US military to keep around 200 troops in Syria

US military to keep around 200 troops in Syria after pullout
3 min read
22 February, 2019
The announcement comes amid fierce criticism of Trump's decision to withdraw America's 2,000 or so troops from Syria by April, with members of his own Republican Party blasting the move.
Trump is looking to withdraw around 2,000 troops from Syria by April 30 [Getty]

The US military will keep around 200 troops in Syria after President Donald Trump's pullout from the war-torn country, the White House said on Thursday.

"A small peace-keeping group of about 200 will remain in Syria for a period of time," White House spokeswoman Sarah Sanders said.

The announcement comes amid fierce criticism of Trump's decision to withdraw America's 2,000 or so troops from Syria by April 30, with members of his own Republican Party blasting the move.

In December, Trump declared victory over the Islamic State group in Syria, even though thousands of extremists remain and fighting continues around their last holdout.

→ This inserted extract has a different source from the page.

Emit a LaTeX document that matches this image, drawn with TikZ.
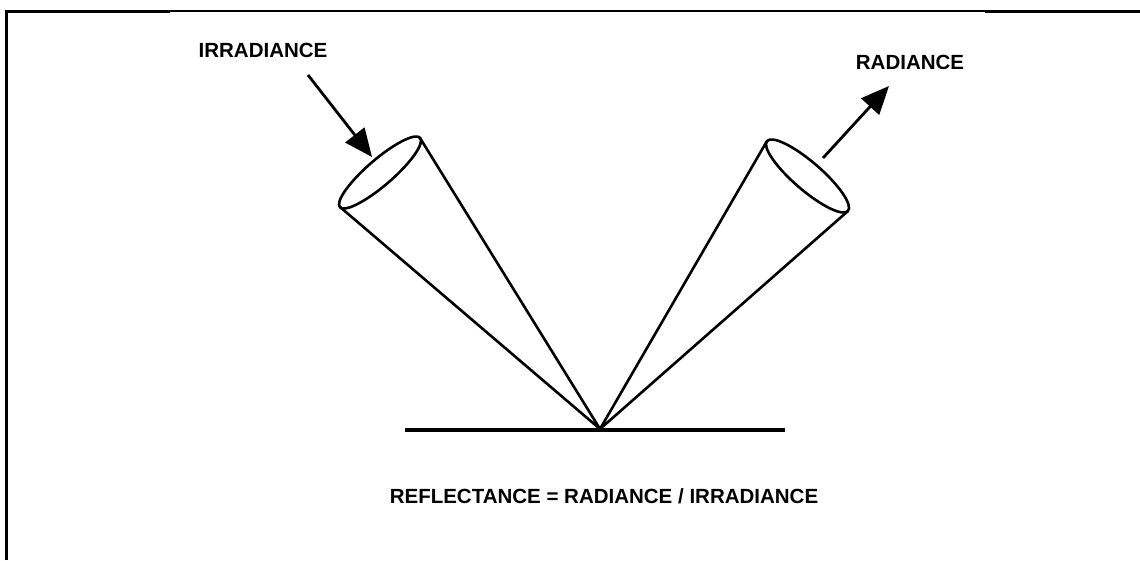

Sanders did not provide additional details, but the troops' "peace-keeping" designation could pave the way for European allies to commit forces for such a mission.

Acting Defence Secretary Patrick Shanahan visited Europe last week where he attempted to convince allies to maintain a troop presence in Syria after the US pulls out. But he struggled to persuade other countries why they should risk their forces with America gone.

Politicians grilled Shanahan on Trump's contentious decision on the sidelines of the Munich Security Conference last weekend. Many in Trump's own Republican Party have questioned the wisdom of the move.

According to The Washington Post, Republican Senator Lindsey Graham, the leader of a delegation of lawmakers who had gone to Munich, asked Shanahan if he had told European allies that the US troop presence would be zero by April 30.

"Yes, that's been our direction," Shanahan reportedly said.

"That's the dumbest F***ing idea I've ever heard," Graham told the Post he had responded. 

A US official told AFP that Graham's outrage was aimed more at Trump's withdrawal plans than it was at Shanahan himself. Graham reportedly described a number of possible outcomes for a precipitous US withdrawal, including a Turkish attack on US-backed Kurdish forces and a resurgence of IS.

"If the policy is going to be that we are leaving by April 30, I am now your adversary, not your friend," Graham reportedly told Shanahan. 

Also, earlier on Thursday Trump spoke with Turkish President Recep Erdogan, and the two men discussed Syria, according to a White House summary.

"The two presidents agreed to continue coordinating on the creation of a potential safe zone" in Syria, the readout said.

At the height of its rule, IS imposed its brutal ideology on a territory roughly the size of the United Kingdom, attracting thousands of supporters from abroad.

But the extremists have since lost almost all their territory save for a tiny sliver of around half a square kilometre (a fifth of a square mile) in the eastern Syrian village of Baghouz.

The US-backed Syrian Democratic Forces (SDF) are working towards evacuating civilians remaining in the holdout, so they can polish off the dying IS "caliphate" whether through an assault or a surrender deal.

Syria's Kurds have long demanded the repatriation of foreigners accused of belonging to IS in their custody, but their home countries have been reluctant.